--- Start of DATA SEGMENT ---
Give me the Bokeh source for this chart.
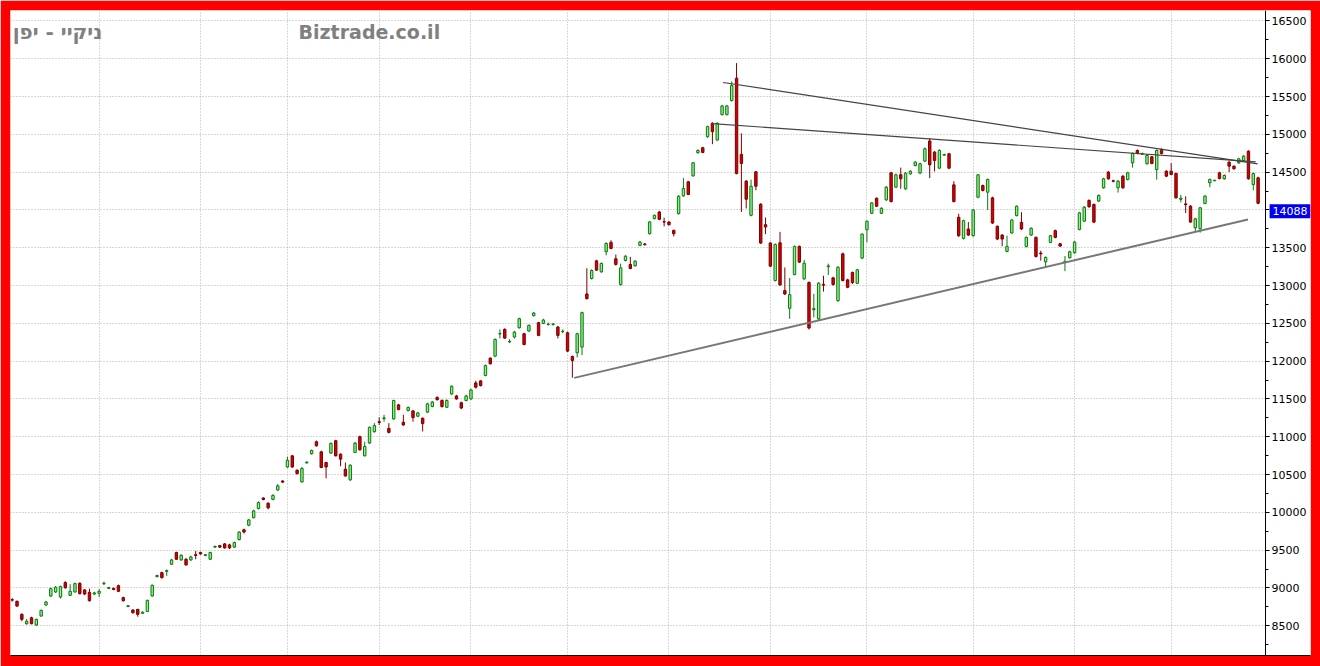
from bokeh.plotting import figure
from bokeh.models import ColumnDataSource, Range1d, SingleIntervalTicker, FixedTicker, Label, BoxAnnotation
from bokeh.embed import file_html
from bokeh.resources import INLINE

title_he = "ניקיי - יפן"
site_name = "Biztrade.co.il"
last_close_text = "14088"

opens = [8845, 8823, 8651, 8527, 8606, 8510, 8629, 8775, 8894, 8947,
         8881, 9071, 8903, 8947, 9062, 8974, 8943, 8920, 8930, 9055,
         8995, 8995, 9031, 8872, 8755, 8708, 8717, 8665, 8691, 8894,
         9150, 9203, 9220, 9314, 9469, 9371, 9380, 9371, 9440, 9470,
         9430, 9380, 9540, 9560, 9583, 9570, 9540, 9640, 9770, 9830,
         9930, 10050, 10190, 10120, 10172, 10296, 10415, 10600, 10748, 10557,
         10402, 10655, 10775, 10934, 10801, 10660, 10784, 10948, 10770, 10571,
         10429, 10792, 11001, 10748, 10917, 11067, 11200, 11240, 11110, 11236,
         11422, 11192, 11347, 11342, 11272, 11245, 11325, 11400, 11520, 11480,
         11390, 11566, 11540, 11450, 11480, 11500, 11712, 11739, 11810, 12040,
         12066, 12360, 12420, 12255, 12319, 12442, 12363, 12398, 12602, 12509,
         12500, 12485, 12485, 12451, 12390, 12376, 12062, 12111, 12186, 12889,
         13093, 13327, 13181, 13447, 13571, 13354, 13013, 13332, 13279, 13261,
         13531, 13550, 13686, 13885, 13973, 13845, 13841, 13730, 13951, 14186,
         14372, 14451, 14757, 14823, 14969, 15146, 14925, 15261, 15261, 15447,
         15743, 14735, 14381, 13929, 14504, 14075, 13805, 13562, 13066, 13566,
         12933, 12699, 13146, 13518, 13088, 13040, 12680, 12558, 13015, 13250,
         13102, 12800, 13420, 13075, 13173, 13030, 13363, 13739, 13956, 14155,
         13956, 14133, 14491, 14301, 14465, 14279, 14478, 14588, 14487, 14646,
         14912, 14765, 14553, 14725, 14743, 14332, 13903, 13624, 13748, 13659,
         14168, 14323, 14235, 14160, 13783, 13668, 13451, 13695, 13925, 13836,
         13518, 13668, 13637, 13430, 13314, 13571, 13726, 13553, 13310, 13368,
         13434, 13742, 13852, 14126, 14073, 14117, 14293, 14500, 14385, 14293,
         14447, 14403, 14623, 14786, 14738, 14610, 14703, 14535, 14800, 14513,
         14513, 14482, 14140, 14080, 14051, 13764, 13751, 14086, 14359, 14387,
         14491, 14412, 14632, 14579, 14623, 14654, 14777, 14337, 14425]

highs = [8865, 8835, 8665, 8590, 8620, 8595, 8715, 8830, 9005, 9025,
         9030, 9090, 9050, 9070, 9075, 8985, 8990, 8950, 8985, 9085,
         9015, 9005, 9045, 8885, 8775, 8720, 8725, 8690, 8845, 9045,
         9175, 9215, 9245, 9385, 9480, 9445, 9395, 9425, 9490, 9480,
         9450, 9480, 9560, 9570, 9595, 9585, 9615, 9750, 9785, 9915,
         10035, 10145, 10200, 10135, 10240, 10375, 10425, 10735, 10760, 10570,
         10600, 10675, 10830, 10950, 10815, 10670, 10925, 10960, 10780, 10660,
         10635, 10930, 11015, 10935, 11135, 11180, 11258, 11290, 11180, 11490,
         11435, 11290, 11400, 11355, 11330, 11255, 11450, 11475, 11535, 11495,
         11495, 11680, 11555, 11465, 11555, 11635, 11740, 11750, 11955, 12050,
         12300, 12420, 12435, 12290, 12400, 12575, 12375, 12485, 12650, 12520,
         12560, 12510, 12505, 12465, 12420, 12390, 12075, 12375, 12655, 13230,
         13215, 13340, 13305, 13570, 13600, 13410, 13290, 13400, 13380, 13335,
         13590, 13560, 13855, 13940, 13985, 13898, 13850, 13740, 14195, 14420,
         14385, 14635, 14800, 14835, 15115, 15160, 15160, 15390, 15390, 15700,
         15942, 15013, 14395, 14400, 14515, 14090, 13900, 13575, 13555, 13710,
         13240, 13100, 13530, 13530, 13340, 13055, 12890, 13045, 13130, 13290,
         13115, 13255, 13435, 13090, 13185, 13220, 13690, 13860, 14105, 14165,
         14035, 14315, 14505, 14480, 14560, 14500, 14525, 14645, 14625, 14825,
         14950, 14780, 14800, 14745, 14755, 14380, 13950, 13870, 13840, 14010,
         14475, 14335, 14415, 14175, 13795, 13680, 13660, 13880, 14060, 13970,
         13650, 13770, 13650, 13460, 13385, 13670, 13740, 13565, 13390, 13460,
         13590, 13975, 14050, 14140, 14085, 14205, 14425, 14515, 14400, 14395,
         14460, 14505, 14760, 14800, 14760, 14735, 14715, 14800, 14815, 14525,
         14620, 14495, 14200, 14180, 14065, 13895, 14040, 14195, 14415, 14400,
         14505, 14470, 14645, 14590, 14690, 14725, 14790, 14495, 14440]

lows = [8820, 8750, 8560, 8515, 8520, 8500, 8620, 8760, 8880, 8935,
        8860, 8990, 8895, 8940, 8915, 8905, 8820, 8905, 8880, 9040,
        8985, 8970, 8945, 8820, 8745, 8660, 8620, 8655, 8680, 8885,
        9140, 9125, 9160, 9305, 9370, 9360, 9295, 9360, 9380, 9440,
        9420, 9370, 9530, 9530, 9520, 9515, 9530, 9630, 9720, 9815,
        9920, 10040, 10160, 10040, 10160, 10285, 10390, 10590, 10590, 10500,
        10395, 10645, 10765, 10870, 10585, 10450, 10775, 10740, 10610, 10470,
        10420, 10785, 10815, 10740, 10905, 11055, 11156, 11200, 11045, 11225,
        11350, 11145, 11335, 11200, 11260, 11070, 11315, 11390, 11480, 11385,
        11380, 11555, 11490, 11365, 11470, 11490, 11640, 11665, 11800, 11955,
        12055, 12300, 12295, 12240, 12300, 12430, 12210, 12390, 12590, 12330,
        12490, 12470, 12470, 12300, 12370, 12120, 11780, 12050, 12080, 12815,
        13080, 13195, 13170, 13400, 13480, 13265, 13000, 13320, 13215, 13250,
        13520, 13530, 13675, 13875, 13865, 13783, 13795, 13650, 13940, 14175,
        14195, 14440, 14745, 14750, 14955, 14870, 14915, 15250, 15250, 15435,
        14470, 13973, 14020, 13915, 14260, 13550, 13680, 13245, 13055, 12995,
        12875, 12560, 13135, 13300, 13075, 12420, 12580, 12545, 12920, 13140,
        13000, 12785, 13055, 12965, 13020, 13020, 13350, 13570, 13945, 14040,
        13945, 14120, 14100, 14290, 14280, 14265, 14465, 14575, 14475, 14635,
        14420, 14510, 14540, 14715, 14540, 14100, 13645, 13610, 13655, 13645,
        14155, 14245, 14000, 13815, 13600, 13520, 13440, 13685, 13915, 13735,
        13505, 13655, 13370, 13330, 13250, 13560, 13625, 13510, 13190, 13355,
        13420, 13730, 13840, 14030, 13825, 14105, 14280, 14400, 14365, 14230,
        14280, 14390, 14560, 14735, 14725, 14600, 14605, 14400, 14735, 14435,
        14460, 14150, 14100, 13960, 13830, 13720, 13700, 14075, 14300, 14380,
        14405, 14400, 14500, 14535, 14610, 14640, 14400, 14260, 14075]

closes = [8840, 8761, 8585, 8560, 8527, 8585, 8704, 8815, 8991, 9009,
          9018, 9004, 8956, 9058, 8925, 8920, 8832, 8935, 8956, 9062,
          9005, 8980, 8956, 8832, 8765, 8673, 8651, 8680, 8836, 9036,
          9165, 9137, 9230, 9371, 9380, 9433, 9305, 9411, 9430, 9450,
          9440, 9469, 9550, 9540, 9530, 9530, 9600, 9740, 9740, 9900,
          10020, 10130, 10170, 10060, 10225, 10350, 10400, 10690, 10600, 10513,
          10580, 10665, 10819, 10880, 10593, 10600, 10912, 10748, 10704, 10482,
          10624, 10917, 10828, 10872, 11125, 11147, 11190, 11250, 11058, 11480,
          11360, 11156, 11387, 11254, 11316, 11174, 11435, 11460, 11490, 11400,
          11480, 11668, 11500, 11380, 11540, 11620, 11655, 11677, 11942, 11965,
          12288, 12365, 12305, 12262, 12385, 12562, 12221, 12473, 12637, 12341,
          12544, 12490, 12490, 12341, 12396, 12133, 12009, 12363, 12642, 12827,
          13199, 13204, 13292, 13557, 13491, 13279, 13234, 13389, 13226, 13323,
          13575, 13540, 13841, 13929, 13876, 13840, 13805, 13686, 14181, 14283,
          14204, 14624, 14788, 14761, 15102, 15035, 15146, 15376, 15376, 15646,
          14482, 14615, 14142, 14314, 14314, 13562, 13774, 13257, 13544, 13009,
          12889, 12880, 13518, 13310, 13296, 12438, 12695, 13031, 13005, 13260,
          13013, 13243, 13066, 12977, 13040, 13208, 13681, 13850, 14093, 14049,
          14022, 14301, 14111, 14465, 14412, 14487, 14513, 14633, 14611, 14810,
          14597, 14655, 14788, 14732, 14553, 14111, 13659, 13858, 13668, 14000,
          14465, 14257, 14403, 13827, 13615, 13615, 13518, 13867, 14049, 13748,
          13637, 13757, 13385, 13420, 13372, 13659, 13637, 13522, 13320, 13447,
          13575, 13962, 14037, 14042, 13839, 14192, 14412, 14412, 14380, 14381,
          14293, 14491, 14747, 14747, 14745, 14720, 14615, 14786, 14747, 14447,
          14470, 14160, 14155, 14070, 13840, 13883, 14029, 14183, 14403, 14392,
          14416, 14456, 14579, 14544, 14676, 14711, 14412, 14482, 14088]

# first trading session of each month (vertical grid)
month_first = [18, 39, 57, 76, 95, 115, 136, 157, 177, 199, 220, 240]

# drawn trend lines (session index, price)
trend_x0 = [116.4, 147.2, 145.0]
trend_y0 = [11779, 15686, 15142]
trend_x1 = [255.9, 257.9, 257.5]
trend_y1 = [13874, 14610, 14636]

idx = list(range(len(opens)))
up = [c >= o for o, c in zip(opens, closes)]
src = ColumnDataSource(dict(
    x=idx,
    o=opens, h=highs, l=lows, c=closes,
    top=[max(o, c) for o, c in zip(opens, closes)],
    bot=[min(o, c) for o, c in zip(opens, closes)],
    fill=["#90ee90" if u else "#d40000" for u in up],
    edge=["#0a7a0a" if u else "#7a0000" for u in up],
))

X0 = -0.35          # left edge of the frame (session units)
AXIS_AT = 259.55    # where the price axis stands
X1 = 268.85         # right edge of the white area

p = figure(width=1320, height=666, output_backend="svg", toolbar_location=None, tools="",
           x_range=Range1d(X0, X1), y_range=Range1d(8107, 16638),
           y_axis_location="right", x_axis_location="below",
           min_border_left=10, min_border_right=10, min_border_top=10, min_border_bottom=11,
           border_fill_color="#ff0000", background_fill_color="#ffffff",
           outline_line_color=None)

# white strip behind the price labels (hides grid lines there)
p.add_layout(BoxAnnotation(left=AXIS_AT, fill_color="#ffffff", fill_alpha=1.0,
                           line_color=None, level="underlay"))

yax = p.yaxis[0]
yax.fixed_location = AXIS_AT
yax.ticker = SingleIntervalTicker(interval=500, num_minor_ticks=2)
yax.major_label_text_font = "DejaVu Sans"
yax.major_label_text_font_size = "11px"
yax.major_label_text_color = "#000000"
yax.major_label_standoff = 2
yax.major_tick_out = 4
yax.major_tick_in = 0
yax.minor_tick_out = 3
yax.minor_tick_in = 0
yax.axis_line_color = "#000000"
yax.major_tick_line_color = "#000000"
yax.minor_tick_line_color = "#000000"

xax = p.xaxis[0]
xax.ticker = FixedTicker(ticks=[])
xax.major_tick_out = 0
xax.minor_tick_out = 0
xax.axis_line_color = "#000000"

p.ygrid.grid_line_color = "#b0b0b0"
p.ygrid.grid_line_dash = "1 2"
p.xgrid.ticker = FixedTicker(ticks=month_first)
p.xgrid.grid_line_color = "#b0b0b0"
p.xgrid.grid_line_dash = "1 2"

p.segment(x0="x", y0="h", x1="x", y1="l", color="edge", line_width=1, source=src)
p.vbar(x="x", width=0.5, top="top", bottom="bot", fill_color="fill", line_color="edge",
       line_width=1, source=src)

tsrc = ColumnDataSource(dict(x0=trend_x0, y0=trend_y0, x1=trend_x1, y1=trend_y1,
                             col=["#777777", "#444444", "#444444"], w=[2, 1.2, 1.2]))
p.segment(x0="x0", y0="y0", x1="x1", y1="y1", line_color="col", line_width="w", source=tsrc)

p.add_layout(Label(x=0.1, y=16360, text=title_he, text_font="DejaVu Sans", text_font_style="bold",
                   text_font_size="20px", text_color="#808080", text_baseline="middle",
                   text_align="left"))
p.add_layout(Label(x=59.3, y=16360, text=site_name, text_font="DejaVu Sans", text_font_style="bold",
                   text_font_size="19px", text_color="#808080", text_baseline="middle",
                   text_align="left"))
p.add_layout(Label(x=AXIS_AT, y=closes[-1], text=last_close_text, text_font="DejaVu Sans",
                   text_font_size="11px", text_color="#ffffff", text_baseline="top",
                   text_align="left", x_offset=4, y_offset=-1, level="overlay",
                   background_fill_color="#0000ee", padding=3))

open("out.html", "w").write(file_html(p, INLINE))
--- End of DATA SEGMENT ---
● **EXERCISE PROMPT**: Only the lines from the top of the data through the line with "from bokeh.resources import INLINE" should be quoted, exactly and with both ends kept; skip the pictures.

● **WRITTEN RESPONSE**:
Give me the Bokeh source for this chart.
from bokeh.plotting import figure
from bokeh.models import ColumnDataSource, Range1d, SingleIntervalTicker, FixedTicker, Label, BoxAnnotation
from bokeh.embed import file_html
from bokeh.resources import INLINE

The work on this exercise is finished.